The process of determining probable cause for the issuance of search and arrest warrants does not involve certainties or proof beyond a reasonable doubt, or even a prima facie showing, but rather involves probabilities of human behavior, as understood by persons trained in law enforcement and as based on the totality of circumstances. See Illinois v. Gates, - U.S. -, 103 S.Ct. 2317, 76 L.Ed.2d 527 (1983). The process simply requires that enough information be presented to the issuing magistrate to enable him to determine that the charges are not capricious and are sufficiently supported to justify bringing into play the further steps of the criminal justice system. Jaben v. United States, 381 U.S. 214, 85 S.Ct. 1365, 14 L.Ed.2d 345 (1965).
Furthermore, this case involves the review of a magistrate’s determination of probable cause prior to issuing the warrant. Such a determination is entitled to significant deference by reviewing courts. Spinelli v. United States, 393 U.S. 410, 89 S.Ct. 584, 21 L.Ed.2d 637 (1969). As the Supreme Court stated in Gates, “after-the-fact scrutiny by courts of the sufficiency of an affidavit should not take the form of de novo review.” - U.S. at -, 103 S.Ct. at 2331. Additionally, because of “the preference to be accorded to warrants”, marginal cases should be resolved in favor of a finding that the issuing magistrate’s judgment was reasonable. United States v. Ventres-ca, 380 U.S. 102, 109, 85 S.Ct. 741, 746, 13 L.Ed.2d 684 (1965).
In the present case, the police officers knew that a vicious murder had been committed in November, 1979, after a female motorist had been signaled off the road by a truck driver and told that her car was on fire; that defendant’s physical description matched that of the truck driver, who was the last person seen with the victim just before her disappearance and was the probable murderer; that defendant’s 18-wheel truck cab exactly matched the description of the vehicle observed in the incident just before the victim’s disappearance and was possibly the only truck in Terre-bonne Parish with that unusual color scheme; that defendant had been the subject of a reported kidnapping and rape in the cab of a similar type vehicle in April, 1979, and had admitted having intercourse with the woman who reported the incident; and that a person matching defendant’s physical description had. signaled a woman motorist off the road, under the pretext that her automobile was on fire, before kidnapping and raping her in September, 1979.
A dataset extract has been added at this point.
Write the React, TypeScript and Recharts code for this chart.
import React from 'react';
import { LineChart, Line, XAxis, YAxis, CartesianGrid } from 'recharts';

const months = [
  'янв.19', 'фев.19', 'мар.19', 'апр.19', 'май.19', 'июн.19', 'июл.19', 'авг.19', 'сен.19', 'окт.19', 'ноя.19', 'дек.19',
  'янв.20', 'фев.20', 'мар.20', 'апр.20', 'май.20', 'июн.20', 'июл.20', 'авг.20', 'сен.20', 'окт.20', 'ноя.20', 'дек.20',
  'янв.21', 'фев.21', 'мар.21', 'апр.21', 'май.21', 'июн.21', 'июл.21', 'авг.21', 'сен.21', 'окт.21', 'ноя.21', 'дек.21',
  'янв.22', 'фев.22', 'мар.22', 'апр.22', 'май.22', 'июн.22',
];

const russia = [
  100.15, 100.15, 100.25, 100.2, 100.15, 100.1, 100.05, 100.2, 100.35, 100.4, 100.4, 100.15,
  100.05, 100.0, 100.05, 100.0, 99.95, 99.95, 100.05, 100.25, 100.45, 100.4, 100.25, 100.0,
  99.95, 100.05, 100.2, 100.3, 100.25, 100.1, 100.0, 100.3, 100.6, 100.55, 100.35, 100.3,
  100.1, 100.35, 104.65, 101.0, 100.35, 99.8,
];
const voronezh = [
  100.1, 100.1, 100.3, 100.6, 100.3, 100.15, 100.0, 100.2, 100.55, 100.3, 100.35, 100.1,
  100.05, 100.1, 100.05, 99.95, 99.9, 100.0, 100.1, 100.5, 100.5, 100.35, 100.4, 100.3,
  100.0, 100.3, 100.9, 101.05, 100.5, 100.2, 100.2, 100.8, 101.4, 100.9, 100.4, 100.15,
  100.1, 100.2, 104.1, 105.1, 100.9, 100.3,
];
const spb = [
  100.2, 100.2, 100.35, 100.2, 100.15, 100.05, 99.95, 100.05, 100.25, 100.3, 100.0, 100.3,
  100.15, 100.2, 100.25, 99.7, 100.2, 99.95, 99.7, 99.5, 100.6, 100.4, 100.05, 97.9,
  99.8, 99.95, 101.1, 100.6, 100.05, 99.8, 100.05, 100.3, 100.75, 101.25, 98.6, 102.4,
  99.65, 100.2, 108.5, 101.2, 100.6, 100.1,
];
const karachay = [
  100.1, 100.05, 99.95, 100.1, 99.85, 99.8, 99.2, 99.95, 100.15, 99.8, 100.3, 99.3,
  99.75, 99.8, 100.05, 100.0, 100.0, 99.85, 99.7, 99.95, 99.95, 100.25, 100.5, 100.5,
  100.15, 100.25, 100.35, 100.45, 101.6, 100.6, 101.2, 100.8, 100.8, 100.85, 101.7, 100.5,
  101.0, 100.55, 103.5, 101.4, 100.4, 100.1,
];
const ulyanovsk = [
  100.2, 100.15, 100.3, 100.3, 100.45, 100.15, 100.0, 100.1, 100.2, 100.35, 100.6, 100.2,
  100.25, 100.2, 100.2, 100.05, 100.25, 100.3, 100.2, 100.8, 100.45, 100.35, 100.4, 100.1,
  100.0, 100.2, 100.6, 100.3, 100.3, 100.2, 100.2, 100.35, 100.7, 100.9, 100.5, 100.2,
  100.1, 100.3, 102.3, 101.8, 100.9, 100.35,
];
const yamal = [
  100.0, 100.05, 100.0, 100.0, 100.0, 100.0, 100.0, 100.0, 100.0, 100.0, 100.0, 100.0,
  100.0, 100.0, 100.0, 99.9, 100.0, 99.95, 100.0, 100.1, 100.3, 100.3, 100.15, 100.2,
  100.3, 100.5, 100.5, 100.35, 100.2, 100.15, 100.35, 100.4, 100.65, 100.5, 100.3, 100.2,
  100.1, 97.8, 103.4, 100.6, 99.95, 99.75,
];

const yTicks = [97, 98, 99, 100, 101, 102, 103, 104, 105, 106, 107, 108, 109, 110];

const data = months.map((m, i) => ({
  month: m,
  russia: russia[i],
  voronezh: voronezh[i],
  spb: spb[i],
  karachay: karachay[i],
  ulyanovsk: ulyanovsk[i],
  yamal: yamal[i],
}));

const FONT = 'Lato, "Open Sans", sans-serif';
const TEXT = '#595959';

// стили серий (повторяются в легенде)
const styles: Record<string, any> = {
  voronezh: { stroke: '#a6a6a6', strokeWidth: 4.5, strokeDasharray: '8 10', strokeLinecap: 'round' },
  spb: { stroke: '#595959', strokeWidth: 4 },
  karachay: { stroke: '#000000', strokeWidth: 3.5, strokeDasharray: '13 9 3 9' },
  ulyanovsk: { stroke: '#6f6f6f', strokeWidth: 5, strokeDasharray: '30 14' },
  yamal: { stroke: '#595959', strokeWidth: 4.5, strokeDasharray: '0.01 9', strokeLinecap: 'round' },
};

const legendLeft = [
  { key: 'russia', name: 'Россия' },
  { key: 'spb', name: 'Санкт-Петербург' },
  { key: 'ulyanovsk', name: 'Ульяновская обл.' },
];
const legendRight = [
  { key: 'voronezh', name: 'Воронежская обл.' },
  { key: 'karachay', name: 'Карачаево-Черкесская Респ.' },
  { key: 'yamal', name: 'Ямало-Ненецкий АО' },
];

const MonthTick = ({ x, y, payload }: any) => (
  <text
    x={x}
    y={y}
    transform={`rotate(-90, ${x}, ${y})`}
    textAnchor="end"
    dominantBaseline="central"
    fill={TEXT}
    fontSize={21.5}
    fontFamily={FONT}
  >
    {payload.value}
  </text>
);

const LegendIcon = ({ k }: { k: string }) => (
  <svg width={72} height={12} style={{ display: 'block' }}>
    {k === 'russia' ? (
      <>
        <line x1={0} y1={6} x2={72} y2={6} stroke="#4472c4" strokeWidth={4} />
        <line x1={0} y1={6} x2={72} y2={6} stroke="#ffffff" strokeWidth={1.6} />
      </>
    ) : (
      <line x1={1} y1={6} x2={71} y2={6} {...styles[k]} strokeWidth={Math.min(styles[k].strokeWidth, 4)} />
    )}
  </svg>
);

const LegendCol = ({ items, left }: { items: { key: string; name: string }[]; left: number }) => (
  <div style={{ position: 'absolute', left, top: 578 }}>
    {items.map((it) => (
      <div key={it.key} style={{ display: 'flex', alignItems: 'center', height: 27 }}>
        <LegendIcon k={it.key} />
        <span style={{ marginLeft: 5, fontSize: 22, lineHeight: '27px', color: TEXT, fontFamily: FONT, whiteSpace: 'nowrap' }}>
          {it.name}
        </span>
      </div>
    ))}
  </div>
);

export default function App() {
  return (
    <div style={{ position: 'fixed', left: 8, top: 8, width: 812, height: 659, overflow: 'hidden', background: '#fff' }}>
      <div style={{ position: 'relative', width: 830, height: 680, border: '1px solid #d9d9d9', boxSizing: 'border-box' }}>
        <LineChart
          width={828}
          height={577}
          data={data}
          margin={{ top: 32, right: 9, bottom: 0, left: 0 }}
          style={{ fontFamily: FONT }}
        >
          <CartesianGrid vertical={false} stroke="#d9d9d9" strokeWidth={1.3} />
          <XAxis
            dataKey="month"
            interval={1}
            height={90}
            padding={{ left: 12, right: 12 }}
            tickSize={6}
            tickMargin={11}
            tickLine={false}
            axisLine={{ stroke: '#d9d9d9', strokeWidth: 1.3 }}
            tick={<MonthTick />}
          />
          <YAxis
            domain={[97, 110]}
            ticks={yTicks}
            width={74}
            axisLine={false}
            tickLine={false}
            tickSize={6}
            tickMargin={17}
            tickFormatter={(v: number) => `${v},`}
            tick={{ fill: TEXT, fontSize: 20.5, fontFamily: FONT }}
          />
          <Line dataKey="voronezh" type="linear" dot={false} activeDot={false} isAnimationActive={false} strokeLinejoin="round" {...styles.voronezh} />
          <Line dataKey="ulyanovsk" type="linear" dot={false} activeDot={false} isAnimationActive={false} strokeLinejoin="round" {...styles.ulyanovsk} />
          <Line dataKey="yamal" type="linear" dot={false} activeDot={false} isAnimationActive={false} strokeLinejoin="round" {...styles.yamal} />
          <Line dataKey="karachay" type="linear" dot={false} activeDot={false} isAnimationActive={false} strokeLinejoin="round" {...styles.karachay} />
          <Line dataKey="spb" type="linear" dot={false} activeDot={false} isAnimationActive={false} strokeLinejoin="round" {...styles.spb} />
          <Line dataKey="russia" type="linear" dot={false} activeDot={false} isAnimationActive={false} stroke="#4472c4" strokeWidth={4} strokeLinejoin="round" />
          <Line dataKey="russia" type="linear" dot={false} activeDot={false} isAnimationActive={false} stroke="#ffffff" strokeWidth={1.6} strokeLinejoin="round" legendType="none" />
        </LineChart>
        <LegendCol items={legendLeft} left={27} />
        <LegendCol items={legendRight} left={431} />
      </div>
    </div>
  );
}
While this information was insufficient to establish every element of the crime of second degree murder beyond a reasonable doubt, the totality of the circumstances presented to the judge issuing the warrant established the probability of defendant’s involvement in known criminal activity and provided a substantial basis for the judge to reach a practical and commonsense decision that there was a fair probability that defendant had committed the crime. See Jones v. United States, 362 U.S. 257, 80 S.Ct. 725, 4 L.Ed.2d 697 (1960).
For these reasons, the judgment of the district court denying the motion to suppress the pertinent statement is affirmed.
CALOGERO, J., dissents and assigns reasons.
DENNIS, J., dissents with reasons.
. The later statement, made at the police station, has already been suppressed, as noted earlier.
. The officer had investigated a radio report of a rape and found defendant asleep in the truck, which contained a woman’s slip. Defendant admitted intercourse, but contended it was consensual after he had picked up the woman in a bar and taken her for a ride in his 18-wheel unit. The woman eventually decided not to press the matter, because it was her word against his. Defendant was never arrested or booked.
. Defense counsel also questioned two other officers as to the number of brown and yellow trucks in Terrebonne Parish. One speculated that there were “a bunch of them”, but was not questioned about the basis of this statement. The other disclaimed any knowledge on the subject.
. The fact that the relevant information was conveyed orally to the issuing judge by the officers, rather than, being included in the affidavit, is not significant. State v. Haynie, above.
. The victim of the September, 1979, rape on the Coteau Road was contacted in Mississippi by Terrebonne Parish detectives on the day of defendant’s arrest. She identified defendant as the rapist from a photographic array between 5:00 and 5:15 p.m. Although the information on the identification was not relayed to the Terrebonne Parish Sheriffs office until 5:45 p.m., after defendant’s arrest at 5:05 p.m., the identification may have occurred before the statement was actually made in the police car, which arrived at the police station at 5:25 p.m.
Because we find probable cause was established without the inclusion of this additional information (the positive identification of defendant as the Coteau Road rapist), we need not assess its significance. However, it is arguable that facts known to officers who are engaged in a common enterprise of investigating a known offense should be imputed to all members of the “investigating team”. See United States v. Ragsdale, 470 F.2d 24 (5th Cir.1972). See also State v. Smith, 392 So.2d 454 (La.1980), note 7. It is also arguable that the deterrent purposes of the exclusionary rule are not served by excluding a voluntary statement given after an arrest based on a warrant, when the information developed by the officers at the time they obtained the warrant was slightly deficient of probable cause and when additional information sufficient to establish probable cause would ultimately have been discovered by the officers, not as a result of the arrest itself, but as an inevitable discovery resulting from the ongoing investigation which was in progress at the time of the arrest.
On the other hand, the fact that a better showing of probable cause could have been made, if the officers seeking the warrant had waited for the development of available information, does not detract from the showing of probable cause that was made.